By Stephen DravisiBerkshires Staff
WILLIAMSTOWN, Mass. — A divided Mount Greylock Regional School Committee on Tuesday voted to restore the middle-high school's Latin program for the 2024-25 academic year and beyond.
 
Six members of the committee attended the special meeting called last week to decide on whether to keep Mount Greylock a two-world language school or only offer Spanish to incoming seventh-graders starting in the fall.
 
Steven Miller moved at the outset of Tuesday's session that the School Committee utilize more or less $66,000 from the committee's reserves to close a funding gap for fiscal year 2025 and commit to funding Latin until at least next year's seventh-graders have the opportunity to take Advanced Placement Latin, presumably in their senior year of 2029-30.
 
Miller was joined by Jose Constantine, Curtis Elfenbein and Ursula Maloy in voting in favor of the plan.
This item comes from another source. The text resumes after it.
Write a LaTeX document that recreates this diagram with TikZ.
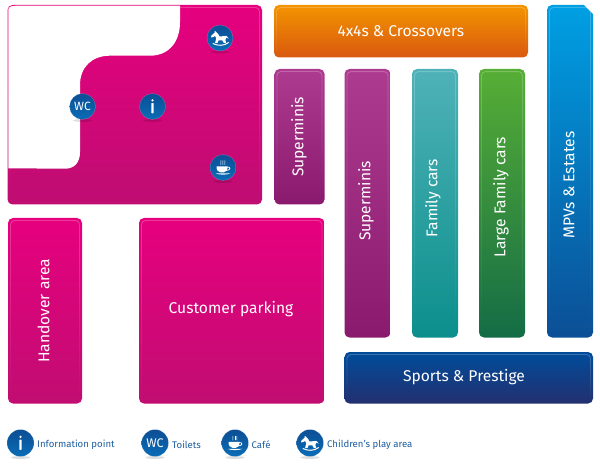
\documentclass[tikz,border=0pt]{standalone}
\usepackage{fontspec}
\setmainfont{Fira Sans}
\usetikzlibrary{fadings}
\definecolor{legendblue}{HTML}{1B5C9E}
\definecolor{badgetop}{HTML}{0C4E95}
\definecolor{badgebot}{HTML}{0A6DB6}
\tikzset{
  x=1pt,y=-1pt,
  panel/.style={rectangle,rounded corners=5pt,inner sep=0pt,draw=none,text=white},
  paneltext/.style={text=white,font=\fontsize{15.6pt}{18pt}\selectfont},
  badge/.style={circle,inner sep=0pt,minimum size=#1,top color=badgetop,bottom color=badgebot,draw=white,draw opacity=.25,line width=.4pt,text=white},
  legendtext/.style={anchor=west,inner sep=0pt,text=legendblue,font=\fontsize{9.6pt}{11pt}\selectfont},
  glyph/.style={fill=white,draw=none},
  badgeshadow/.style={fill=black,opacity=.13,draw=none}
}
\newcommand{\panelbox}[7]{% name x1 y1 x2 y2 top bot
  \definecolor{ptop}{HTML}{#6}\definecolor{pbot}{HTML}{#7}
  \pgfmathsetmacro{\pw}{#4-#2}\pgfmathsetmacro{\ph}{#5-#3}
  \pgfmathsetmacro{\pcx}{(#2+#4)/2}\pgfmathsetmacro{\pcy}{(#3+#5)/2}
  \node[panel,top color=ptop,bottom color=pbot,minimum width=\pw pt,minimum height=\ph pt] (#1) at (\pcx,\pcy) {};
  \draw[white,opacity=.22,line width=.9pt,rounded corners=4pt,path fading=south] (#2+2.5,#3+2.5) rectangle (#4-2.5,#5-2.5);
}
\newcommand{\badgeat}[5]{% name x y size content
  \fill[badgeshadow] (#2,#3+#4/2+1) ellipse ({#4*0.36} and 1.4);
  \node[badge=#4 pt] (#1) at (#2,#3) {#5};
}
\newcommand{\infoglyph}[1]{\fill[glyph,shift={(#1.center)}] (0,-6.2) circle (1.25);
  \fill[glyph,shift={(#1.center)},rounded corners=.5pt] (-1.1,-3.4) -- (1.1,-3.4) -- (1.1,6.8) -- (-1.1,6.8) -- cycle;}
\newcommand{\cupglyph}[1]{\begin{scope}[shift={(#1.center)}]
  \fill[glyph] (-6.5,-1.2) -- (4.6,-1.2) .. controls (4.6,3) and (2.5,4.8) .. (0.8,4.8) -- (-2.6,4.8) .. controls (-5,4.8) and (-6.5,2.5) .. (-6.5,-1.2) -- cycle;
  \draw[white,line width=.8pt] (4.2,-.4) .. controls (8,-1) and (8,2.8) .. (3,3);
  \fill[glyph] (-7.5,5.8) -- (7.5,5.8) .. controls (4,7.6) and (-4,7.6) .. (-7.5,5.8) -- cycle;
  \foreach \q in {-2.2,-.2,1.8}{\draw[white,line width=.45pt] (\q,-2.6) .. controls (\q-.8,-4) and (\q+.8,-5) .. (\q,-7);}
\end{scope}}
\newcommand{\horseglyph}[1]{\begin{scope}[shift={(#1.center)}]
  \fill[glyph] (-9,-2) -- (-5.5,-5.2) -- (-5.2,-7.2) -- (-3.8,-5.8) -- (-1.6,-3.6) -- (-.6,-1.6) -- (3.5,-1.8) .. controls (5.5,-3) and (7,-2.2) .. (8.6,.6) -- (6.3,-.4) -- (5.4,2) -- (6.2,5.2) -- (3.8,5) -- (2.4,2.4) -- (-1.4,2.4) -- (-2.6,5.2) -- (-5,5.2) -- (-3.8,.6) -- (-4.8,-2) -- (-8.4,-.4) -- cycle;
  \draw[white,line width=1pt,line cap=round] (-7,5.6) .. controls (-2,8) and (4,8) .. (8.5,4.6);
\end{scope}}
\begin{document}
\begin{tikzpicture}
\useasboundingbox (0,0) rectangle (600,465);
% main pink area
\panelbox{shop}{7.5}{5}{262}{204.5}{E6007E}{BE0D72}
\fill[white] (8.3,10) .. controls (8.3,7) and (10,5.7) .. (18,5.7) -- (180,5.7) -- (180,22) .. controls (180,43) and (168,55.7) .. (150,55.7) -- (110,55.7) .. controls (92,55.7) and (80,67) .. (80,85) -- (80,152) .. controls (80,163) and (74,168.7) .. (65,168.7) -- (8.3,168.3) -- cycle;
% vehicle panels
\panelbox{fourx}{274}{5}{528}{57.5}{F39400}{D9590F}
\node[paneltext] (fourxt) at (fourx.center) {4x4s \& Crossovers};
\panelbox{supa}{274.5}{69}{324.5}{204.5}{AD3C91}{8A1A6E}
\node[rotate=90,paneltext] (supat) at (299,137) {Superminis};
\panelbox{supb}{344.5}{69}{390.5}{337.5}{AD3C91}{8A1A6E}
\node[rotate=90,paneltext] (supbt) at (366,201) {Superminis};
\panelbox{fam}{412}{69}{458}{337.5}{4FB2B8}{0B8F8C}
\node[rotate=90,paneltext] (famt) at (433,198) {Family cars};
\panelbox{large}{479}{69}{525}{337.5}{57AE35}{146C46}
\node[rotate=90,paneltext] (larget) at (501,197) {Large Family cars};
\panelbox{mpv}{547}{5}{593}{337.5}{009FE3}{0B4F96}
\fill[white] (583,4) -- (594,4) -- (594,15) -- cycle;
\node[rotate=90,paneltext] (mpvt) at (569,185) {MPVs \& Estates};
\panelbox{sports}{344.5}{352}{593}{403.5}{004C9B}{23306F}
\node[paneltext] (sportst) at (464,377.5) {Sports \& Prestige};
\panelbox{hand}{8}{218}{82}{403.5}{E6007E}{C10D72}
\node[rotate=90,paneltext] (handt) at (43.5,311) {Handover area};
\panelbox{cust}{139}{218}{324.5}{403.5}{E6007E}{C10D72}
\node[paneltext] (custt) at (231,309) {Customer parking};
% map badges
\badgeat{mapwc}{82.5}{106.5}{26}{\fontsize{12pt}{12pt}\selectfont WC}
\badgeat{mapi}{152.5}{106.5}{26}{}\infoglyph{mapi}
\badgeat{maphorse}{220}{38}{26}{}\horseglyph{maphorse}
\badgeat{mapcup}{223}{167.5}{26}{}\cupglyph{mapcup}
% legend badges
\badgeat{legi}{20.5}{443}{27}{}\infoglyph{legi}
\node[legendtext] (legit) at (37,444.5) {Information point};
\badgeat{legwc}{155}{443}{27}{\fontsize{12.5pt}{13pt}\selectfont WC}
\node[legendtext] (legwct) at (172,444.5) {Toilets};
\badgeat{legcup}{235}{443}{27}{}\cupglyph{legcup}
\node[legendtext] (legcupt) at (251.5,444.5) {Café};
\badgeat{leghorse}{310}{443}{27}{}\horseglyph{leghorse}
\node[legendtext] (leghorset) at (327,444.5) {Children’s play area};
\end{tikzpicture}
\end{document}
Christina Conry and Carolyn Greene voted against Miller's motion.
 
Conry noted that in the school year that just ended, Mount Greylock had just 58 students enrolled in Latin across six different grade levels (an average of just fewer than 10 per grade), as opposed to 300 students studying Spanish.
 
Prior to this spring's announcement that the school would not offer Latin 7 (for seventh-graders) or Latin 8 in 2024-25, there were 15 students signed up for the former and just 10 for the latter.
 
Historically, over the last nine years, Mount Greylock's student population studying the classic language went from 103 in 2015-16 to 58 last year, with a spike of 148 in the 2018-19 academic year, according to figures the administration provided the School Committee on Tuesday.